Fact: Only if they write ten to fifteen repair orders a day. Just like on the vehicle sales side, you want to free your service writers (sales people) up as much as you can, to talk to your customers.  Sales people make the most money when they are talking to your customers.  The more time they have to talk to your customers, the more money they will make you. Through the early 1960’s, vehicle sales people answered the dealership’s incoming sales calls, did their own financing and helped people when they came in for service. When dealers realized that those activities kept their sales staff in the building and not out on the lot where the buyers where, it ushered in the era of the telephone receptionist, the F & I department and service staff, and significantly more vehicles were sold. The more you can do to support your advisors by freeing them up to talk to your customers, the higher your retention, survey scores and sales will be.

Myth: Service writers will not sell or are not good at selling additional products like special wheels, extended warranties, details, etc.

Fact: Not true. To sell anything on a service drive requires three things; a great product, great training in how to present and sell it, and a great pay plan.
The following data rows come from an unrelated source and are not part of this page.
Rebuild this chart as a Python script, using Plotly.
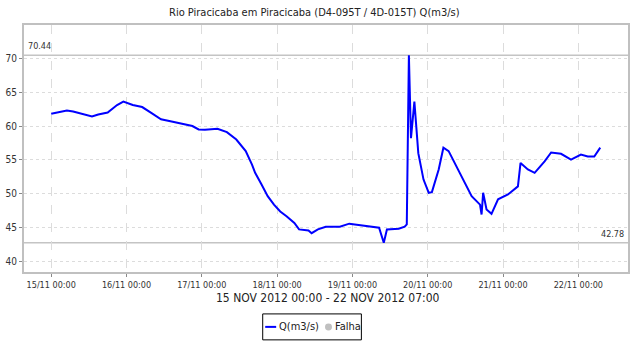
import plotly.graph_objects as go

# Discharge series, Rio Piracicaba em Piracicaba
times = [
    "2012-11-15 00:00", "2012-11-15 05:00", "2012-11-15 07:00", "2012-11-15 10:00",
    "2012-11-15 13:00", "2012-11-15 15:00", "2012-11-15 18:00", "2012-11-15 21:00",
    "2012-11-15 23:00", "2012-11-16 02:00", "2012-11-16 05:00", "2012-11-16 08:00",
    "2012-11-16 11:00", "2012-11-16 14:00", "2012-11-16 17:30", "2012-11-16 21:00",
    "2012-11-16 23:00", "2012-11-17 01:00", "2012-11-17 05:00", "2012-11-17 08:00",
    "2012-11-17 11:00", "2012-11-17 14:00", "2012-11-17 16:00", "2012-11-17 17:00",
    "2012-11-17 19:00", "2012-11-17 21:00", "2012-11-17 23:00", "2012-11-18 01:00",
    "2012-11-18 03:00", "2012-11-18 05:30", "2012-11-18 07:00", "2012-11-18 10:00",
    "2012-11-18 11:00", "2012-11-18 13:00", "2012-11-18 15:30", "2012-11-18 18:00",
    "2012-11-18 20:00", "2012-11-18 23:00", "2012-11-19 04:00", "2012-11-19 08:30",
    "2012-11-19 10:00", "2012-11-19 11:00", "2012-11-19 14:45", "2012-11-19 16:40",
    "2012-11-19 17:20", "2012-11-19 18:00", "2012-11-19 18:40", "2012-11-19 19:45",
    "2012-11-19 21:00", "2012-11-19 22:40", "2012-11-20 00:20", "2012-11-20 01:20",
    "2012-11-20 03:30", "2012-11-20 05:00", "2012-11-20 06:40", "2012-11-20 09:45",
    "2012-11-20 12:00", "2012-11-20 14:00", "2012-11-20 16:40", "2012-11-20 17:10",
    "2012-11-20 17:40", "2012-11-20 18:45", "2012-11-20 20:20", "2012-11-20 22:25",
    "2012-11-21 01:35", "2012-11-21 04:45", "2012-11-21 05:35", "2012-11-21 07:55",
    "2012-11-21 10:05", "2012-11-21 13:15", "2012-11-21 15:20", "2012-11-21 18:30",
    "2012-11-21 21:40", "2012-11-22 00:50", "2012-11-22 03:00", "2012-11-22 05:05",
    "2012-11-22 06:40", "2012-11-22 07:00",
]
discharge = [
    61.8, 62.3, 62.15, 61.8,
    61.4, 61.7, 62.0, 63.1,
    63.6, 63.1, 62.8, 61.9,
    61.0, 60.7, 60.3, 60.0,
    59.5, 59.45, 59.6, 59.1,
    58.0, 56.3, 54.3, 53.1,
    51.4, 49.65, 48.4, 47.4,
    46.7, 45.7, 44.75, 44.6,
    44.2, 44.75, 45.15, 45.1,
    45.15, 45.6, 45.3, 45.0,
    42.78, 44.75, 44.85, 45.15,
    45.5, 70.44, 58.2, 63.6,
    56.0, 52.1, 50.15, 50.25,
    53.6, 56.8, 56.3, 53.6,
    51.4, 49.65, 48.4, 46.95,
    50.15, 47.7, 47.05, 49.2,
    49.9, 51.1, 54.55, 53.6,
    53.1, 54.8, 56.1, 55.9,
    55.05, 55.8, 55.5, 55.5,
    56.6, 56.8,
]
q_max = 70.44
q_min = 42.78

tick_days = ["2012-11-%02d" % d for d in range(15, 23)]
tick_labels = ["%02d/11 00:00" % d for d in range(15, 23)]
y_ticks = [40, 45, 50, 55, 60, 65, 70]

FONT = "DejaVu Sans Condensed"
GREY_TXT = "#333333"

fig = go.Figure()
fig.add_trace(go.Scatter(
    x=times, y=discharge, mode="lines",
    line=dict(color="#0000ff", width=2),
    name="Q(m3/s)", showlegend=False,
))

# Max / min reference lines with their labels
for val in (q_max, q_min):
    fig.add_shape(type="line", xref="paper", x0=0, x1=1, yref="y", y0=val, y1=val,
                  line=dict(color="#c4c4c4", width=1.5), layer="below")
fig.add_annotation(xref="paper", x=0.004, yref="y", y=q_max, text="%.2f" % q_max,
                   showarrow=False, xanchor="left", yanchor="bottom", yshift=2,
                   font=dict(family=FONT, size=9, color=GREY_TXT))
fig.add_annotation(xref="paper", x=0.996, yref="y", y=q_min, text="%.2f" % q_min,
                   showarrow=False, xanchor="right", yanchor="bottom", yshift=2,
                   font=dict(family=FONT, size=9, color=GREY_TXT))

# Title and period caption
fig.add_annotation(xref="paper", x=(315 - 24) / 606, yref="paper", y=1.0, yshift=13,
                   text="Rio Piracicaba em Piracicaba (D4-095T / 4D-015T) Q(m3/s)",
                   showarrow=False, xanchor="center", yanchor="middle",
                   font=dict(family=FONT, size=11, color="#222222"))
fig.add_annotation(xref="paper", x=(329 - 24) / 606, yref="paper", y=0, yshift=-26,
                   text="15 NOV 2012 00:00 - 22 NOV 2012 07:00",
                   showarrow=False, xanchor="center", yanchor="middle",
                   font=dict(family=FONT, size=12, color="#222222"))

# Legend box: line sample for the series, grey dot for gaps
def px_x(px):
    return (px - 24) / 606

def px_y(py):
    return (272.5 - py) / 247.5

fig.add_shape(type="rect", xref="paper", yref="paper",
              x0=px_x(263.5), x1=px_x(362.5), y0=px_y(340.5), y1=px_y(314.5),
              line=dict(color="#000000", width=1))
fig.add_shape(type="line", xref="paper", yref="paper",
              x0=px_x(266), x1=px_x(277), y0=px_y(327.5), y1=px_y(327.5),
              line=dict(color="#0000ff", width=2))
fig.add_annotation(xref="paper", yref="paper", x=px_x(278), y=px_y(327.5),
                   text="Q(m3/s)", showarrow=False, xanchor="left", yanchor="middle",
                   font=dict(family=FONT, size=11, color="#222222"))
fig.add_shape(type="circle", xref="paper", yref="paper",
              x0=px_x(326), x1=px_x(333), y0=px_y(331), y1=px_y(324),
              fillcolor="#c0c0c0", line=dict(color="#c0c0c0", width=0))
fig.add_annotation(xref="paper", yref="paper", x=px_x(334), y=px_y(327.5),
                   text="Falha", showarrow=False, xanchor="left", yanchor="middle",
                   font=dict(family=FONT, size=11, color="#222222"))

fig.update_layout(
    width=632, height=347,
    margin=dict(l=24, r=2, t=25, b=75),
    paper_bgcolor="white", plot_bgcolor="white",
    font=dict(family=FONT, size=9, color=GREY_TXT),
    showlegend=False,
)
fig.update_xaxes(
    type="date",
    range=["2012-11-14 15:20", "2012-11-22 15:50"],
    tickvals=tick_days, ticktext=tick_labels,
    tickfont=dict(family=FONT, size=9, color=GREY_TXT),
    ticks="outside", ticklen=3, tickcolor="#888888",
    showgrid=True, gridcolor="#dcdcdc", gridwidth=1, griddash="dash",
    showline=True, linecolor="#c0c0c0", linewidth=2, mirror=True,
    zeroline=False,
)
fig.update_yaxes(
    range=[38.47, 74.9],
    tickvals=y_ticks,
    tickfont=dict(family=FONT, size=10, color=GREY_TXT),
    ticks="outside", ticklen=3, tickcolor="#888888",
    showgrid=True, gridcolor="#dcdcdc", gridwidth=1, griddash="dot",
    showline=True, linecolor="#c0c0c0", linewidth=2, mirror=True,
    zeroline=False,
)

fig.write_html("out.html")
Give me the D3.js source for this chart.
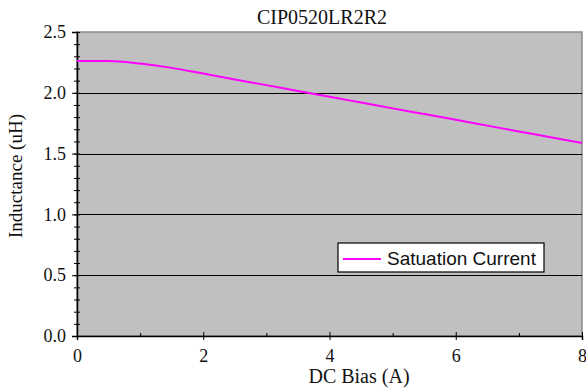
<!DOCTYPE html>
<html>
<head>
<meta charset="utf-8">
<script src="https://cdn.jsdelivr.net/npm/d3@7"></script>
<style>
  body { margin: 0; background: #fff; }
  text { font-family: "Liberation Serif", "Times New Roman", serif; fill: #111; }
</style>
</head>
<body>
<div id="chart"></div>
<script>
// curve
var biasA = [0, 0.5, 1, 1.5, 2, 2.5, 3, 3.5, 4, 4.5, 5, 5.5, 6, 6.5, 7, 7.5, 8];
var inductanceUH = [2.262, 2.262, 2.24, 2.205, 2.158, 2.11, 2.063, 2.015, 1.968, 1.92, 1.872, 1.825, 1.778, 1.73, 1.682, 1.635, 1.587];
var xTicks = [0, 2, 4, 6, 8];
var yTicks = [0, 0.5, 1.0, 1.5, 2.0, 2.5];
var seriesName = 'Satuation Current';

var W = 586, H = 392;
var m = { left: 77, right: 4, top: 32, bottom: 56 };

var svg = d3.select('#chart')
  .append('svg')
  .attr('width', W)
  .attr('height', H);

var x = d3.scaleLinear().domain([0, 8]).range([m.left, W - m.right]);
var y = d3.scaleLinear().domain([0, 2.5]).range([H - m.bottom, m.top]);

// plot background
svg.append('rect')
  .attr('x', x(0))
  .attr('y', y(2.5))
  .attr('width', x(8) - x(0))
  .attr('height', y(0) - y(2.5))
  .attr('fill', '#c0c0c0')
  .attr('stroke', '#8a8a8a')
  .attr('stroke-width', 1.5);

// grid lines
svg.append('g')
  .selectAll('line')
  .data(yTicks.filter(function(d) { return d > 0 && d < 2.5; }))
  .enter().append('line')
  .attr('x1', x(0)).attr('x2', x(8))
  .attr('y1', function(d) { return Math.round(y(d)) + 0.5; })
  .attr('y2', function(d) { return Math.round(y(d)) + 0.5; })
  .attr('stroke', '#000')
  .attr('stroke-width', 1.2);

// axes
var yAxis = d3.axisLeft(y).tickValues(yTicks).tickFormat(d3.format('.1f')).tickSize(5).tickPadding(6);
var yMinor = d3.axisLeft(y).tickValues(d3.range(0, 2.51, 0.1)).tickFormat('').tickSizeInner(2).tickSizeOuter(0);
var xAxis = d3.axisBottom(x).tickValues(xTicks).tickFormat(d3.format('d')).tickSize(4).tickPadding(9);
var xMinor = d3.axisBottom(x).tickValues([1, 3, 5, 7]).tickFormat('').tickSizeInner(-3).tickSizeOuter(0);

var gy = svg.append('g').attr('transform', 'translate(' + x(0) + ',0)');
gy.call(yMinor);
gy.selectAll('.tick line').attr('x2', -3).attr('x1', 3).attr('stroke', '#000');
gy.select('.domain').remove();

var gy2 = svg.append('g').attr('transform', 'translate(' + x(0) + ',0)').call(yAxis);
gy2.select('.domain').attr('stroke', '#000').attr('stroke-width', 1.5);
gy2.selectAll('text').attr('font-size', 18).attr('font-family', '"Liberation Serif", serif');

var gx = svg.append('g').attr('transform', 'translate(0,' + y(0) + ')').call(xMinor);
gx.select('.domain').remove();

var gx2 = svg.append('g').attr('transform', 'translate(0,' + y(0) + ')').call(xAxis);
gx2.selectAll('.tick line').attr('y1', -4).attr('y2', 4);
gx2.select('.domain').attr('stroke', '#000').attr('stroke-width', 1.5);
gx2.selectAll('text').attr('font-size', 18).attr('font-family', '"Liberation Serif", serif');

// curve
var line = d3.line()
  .x(function(d) { return x(d[0]); })
  .y(function(d) { return y(d[1]); })
  .curve(d3.curveMonotoneX);

svg.append('path')
  .datum(d3.zip(biasA, inductanceUH))
  .attr('d', line)
  .attr('fill', 'none')
  .attr('stroke', '#ff00ff')
  .attr('stroke-width', 2);

// titles
svg.append('text')
  .attr('x', 322).attr('y', 24)
  .attr('text-anchor', 'middle')
  .attr('font-size', 20)
  .text('CIP0520LR2R2');

svg.append('text')
  .attr('x', 359).attr('y', 383)
  .attr('text-anchor', 'middle')
  .attr('font-size', 20)
  .text('DC Bias (A)');

svg.append('text')
  .attr('transform', 'translate(22,176) rotate(-90)')
  .attr('text-anchor', 'middle')
  .attr('font-size', 19)
  .text('Inductance (uH)');

// legend
var lg = svg.append('g').attr('transform', 'translate(338,243)');
lg.append('rect')
  .attr('width', 206).attr('height', 29)
  .attr('fill', '#fff')
  .attr('stroke', '#000')
  .attr('stroke-width', 1.2);
lg.append('line')
  .attr('x1', 5).attr('x2', 43)
  .attr('y1', 16).attr('y2', 16)
  .attr('stroke', '#ff00ff')
  .attr('stroke-width', 2);
lg.append('text')
  .attr('x', 49).attr('y', 22)
  .attr('font-size', 19)
  .style('font-family', '"Liberation Sans", Arial, sans-serif')
  .text(seriesName);
</script>
</body>
</html>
If you are consistently not hitting your sales, retention and survey goals, it is a sign of great weakness not to try something new. Trying something new can be as simple as taking a look at what you or your staff say can’t be done, and testing to see if the reason is based on fact or myth. You should make this a common practice and part of your monthly routine to dispel myths that may exist in your work place. I get blamed from time to time for being too willing to test and eliminate these myths and reasons that hold my business back. I am told I need more patience. The fact is, I do have patience for the time it sometimes takes for myths to be tested.  What I do not have patience for is the lost customers and revenues that myths produce.